うち、〔縄ぬけ〕の異名をもつ庄五郎が縄をほどいて逃走し、裏切り者の弥一の命を狙う。

結末:〔荒金〕一味は、縄ぬけした庄五郎を除いて、全員打ち首。4年後、密偵・弥一は庄五郎に殺された。

つぶやき:池波さんが座右から-放さなかった吉田東伍博士『大日本地名辞書』(冨山房 明治後半に刊行)には、「荒金」という地名は因幡国岩美郡の一つしかない。それで岩美町出身とした。

新潟県南魚沼郡大和町荒金は、未調査。

「荒金」とは、銅の古語(阿良加祢)。

岩美町役場 総務課長・向山さんからのメールに、「42代文武天皇2年3月に銅鉱を朝廷へ献上した経緯があり(略)、その後、武蔵野国も銅を献じて年号が和銅と改まったが、因幡(鳥取県)が献じたのはその7年前である。
荒金鉱山は、江戸時代にはあまり活発ではなかったようで、本格的な採掘は明治22年(1889)から。
経営母体もいろいろ移ったが、昭和18年(1943)の直下型地震による被害で採掘を中止したあとは、自然原水による沈殿銅採収になった。
現在は閉山。町は坑廃水処理に追われている」

1943年の鳥取地震のとき、ぼくは中学1年だったが、家も蔵も倒壊、すとんと垂直に落ちた蔵の屋根の庇の下でその夜、雨をしのいだ。

〔荒金〕の仙右衛門は本格派の大盗〔夜兎〕の角右衛門と親交があったというから、彼もまた「犯さず、殺さず、貧しきからは盗まず」の掟を守った本格派だったのだろう。古里・鳥取から一味を率いたお頭がでたことを誇りにおもう。

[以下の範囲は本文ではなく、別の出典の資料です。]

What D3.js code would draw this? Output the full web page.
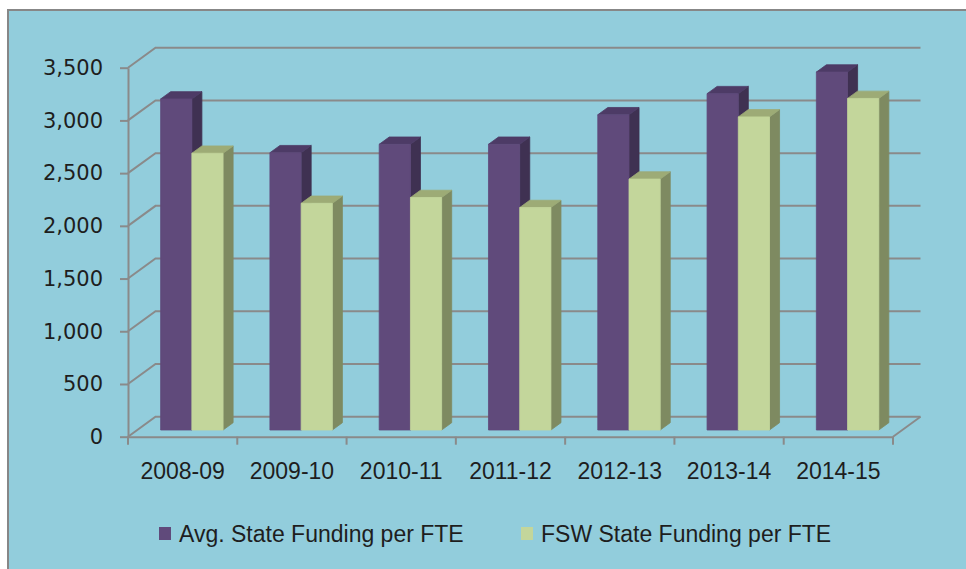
<!DOCTYPE html>
<html>
<head>
<meta charset="utf-8">
<script src="https://cdn.jsdelivr.net/npm/d3@7"></script>
<style>
  body { margin: 0; background: #fff; }
  svg { display: block; }
</style>
</head>
<body>
<svg id="chart" width="966" height="569"></svg>
<script>
// chart values
var categories = ['2008-09', '2009-10', '2010-11', '2011-12', '2012-13', '2013-14', '2014-15'];
var seriesNames = ['Avg. State Funding per FTE', 'FSW State Funding per FTE'];
var avgFunding = [3140, 2630, 2710, 2710, 2990, 3190, 3395];
var fswFunding = [2625, 2150, 2205, 2110, 2380, 2970, 3145];
var yTicks = [0, 500, 1000, 1500, 2000, 2500, 3000, 3500];

var colors = [
  { front: '#604A7B', side: '#3F3152', top: '#4D3B66' },
  { front: '#C3D69B', side: '#7E8A61', top: '#9DAB76' }
];

var svg = d3.select('#chart');

// chart area + border
svg.append('rect')
  .attr('x', 8).attr('y', 10)
  .attr('width', 980).attr('height', 580)
  .attr('fill', '#92CDDC')
  .attr('stroke', '#878787')
  .attr('stroke-width', 2);

var x = d3.scaleBand().domain(categories).range([128, 893]);
var sub = d3.scaleBand().domain(seriesNames).range([0, x.bandwidth()]).paddingOuter(0.75);
var y = d3.scaleLinear().domain([0, 3500]).range([436.7, 67.7]);

// oblique depth: z = 0 front, z = 1 back wall
var depthX = 27.5, depthY = -20;
function proj(px, v, z) {
  return [px + z * depthX, y(v) + z * depthY];
}
var barZ0 = 0.335, barZ1 = 0.7;

var gridColor = '#8A8A8A';
var grid = svg.append('g').attr('fill', 'none').attr('stroke', gridColor).attr('stroke-width', 2);

// back wall gridlines and left wall diagonals
yTicks.forEach(function(t) {
  var a = proj(128, t, 0), b = proj(128, t, 1), c = proj(893, t, 1);
  grid.append('path').attr('d', d3.line()([a, b, c]));
});
// floor right edge
grid.append('path').attr('d', d3.line()([proj(893, 0, 0), proj(893, 0, 1)]));

// y axis
var yAxis = svg.append('g')
  .attr('transform', 'translate(128,0)')
  .call(d3.axisLeft(y).tickValues(yTicks).tickFormat(d3.format(',')).tickSize(8).tickSizeOuter(0).tickPadding(17));
yAxis.selectAll('path, line').attr('stroke', gridColor).attr('stroke-width', 2);
yAxis.selectAll('text')
  .attr('font-family', 'DejaVu Sans, Verdana, sans-serif')
  .attr('font-size', 21)
  .attr('fill', '#1E1E1E');

// x axis: line + labels from axisBottom, boundary ticks drawn separately
var xAxis = svg.append('g')
  .attr('transform', 'translate(0,' + y(0) + ')')
  .call(d3.axisBottom(x).tickSize(0).tickPadding(0));
xAxis.select('.domain').attr('stroke', gridColor).attr('stroke-width', 2);
xAxis.selectAll('text')
  .attr('y', 42).attr('dy', 0)
  .attr('font-family', 'Liberation Sans, Arial, sans-serif')
  .attr('font-size', 23)
  .attr('fill', '#1E1E1E');

var bounds = categories.map(function(c) { return x(c); }).concat([x.range()[1]]);
svg.append('g').selectAll('line')
  .data(bounds).enter().append('line')
  .attr('x1', function(d) { return d; }).attr('x2', function(d) { return d; })
  .attr('y1', y(0)).attr('y2', y(0) + 8)
  .attr('stroke', gridColor).attr('stroke-width', 2);

// 3d bars
var data = [];
categories.forEach(function(c, i) {
  data.push({ cat: c, s: 0, v: avgFunding[i] });
  data.push({ cat: c, s: 1, v: fswFunding[i] });
});

var bars = svg.append('g').selectAll('g')
  .data(data).enter().append('g');

bars.each(function(d) {
  var g = d3.select(this);
  var xl = x(d.cat) + sub(seriesNames[d.s]);
  var xr = xl + sub.bandwidth();
  var col = colors[d.s];
  var side = [proj(xr, 0, barZ0), proj(xr, d.v, barZ0), proj(xr, d.v, barZ1), proj(xr, 0, barZ1)];
  var top = [proj(xl, d.v, barZ0), proj(xr, d.v, barZ0), proj(xr, d.v, barZ1), proj(xl, d.v, barZ1)];
  var front = [proj(xl, 0, barZ0), proj(xl, d.v, barZ0), proj(xr, d.v, barZ0), proj(xr, 0, barZ0)];
  g.append('path').attr('d', d3.line()(side) + 'Z').attr('fill', col.side)
    .attr('stroke', col.side).attr('stroke-width', 0.8);
  g.append('path').attr('d', d3.line()(top) + 'Z').attr('fill', col.top)
    .attr('stroke', col.top).attr('stroke-width', 0.8);
  g.append('path').attr('d', d3.line()(front) + 'Z').attr('fill', col.front)
    .attr('stroke', col.front).attr('stroke-width', 0.8);
});

// legend
var legendX = [159, 521];
var legend = svg.append('g').selectAll('g')
  .data(seriesNames).enter().append('g')
  .attr('transform', function(d, i) { return 'translate(' + legendX[i] + ',527)'; });
legend.append('rect')
  .attr('width', 12).attr('height', 13)
  .attr('fill', function(d, i) { return colors[i].front; });
legend.append('text')
  .attr('x', 20).attr('y', 15)
  .attr('font-family', 'Liberation Sans, Arial, sans-serif')
  .attr('font-size', 23)
  .attr('fill', '#1E1E1E')
  .text(function(d) { return d; });
</script>
</body>
</html>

[密(いぬ)偵]での掘帯刀に対する池波さんの評価は、「なかなかの腕きき」ということだったが、連載が深まるにしたがって、評価は下がっていった。
堀帯刀はそれほどの切れ者ではなかったという史実が、だんだんに判明してきたのであろう。
堀帯刀の名誉のために付言しておくと、ご当人はともかくとして、ワイロをむさぼった用人のせいで世評を落としていた気配がつよい。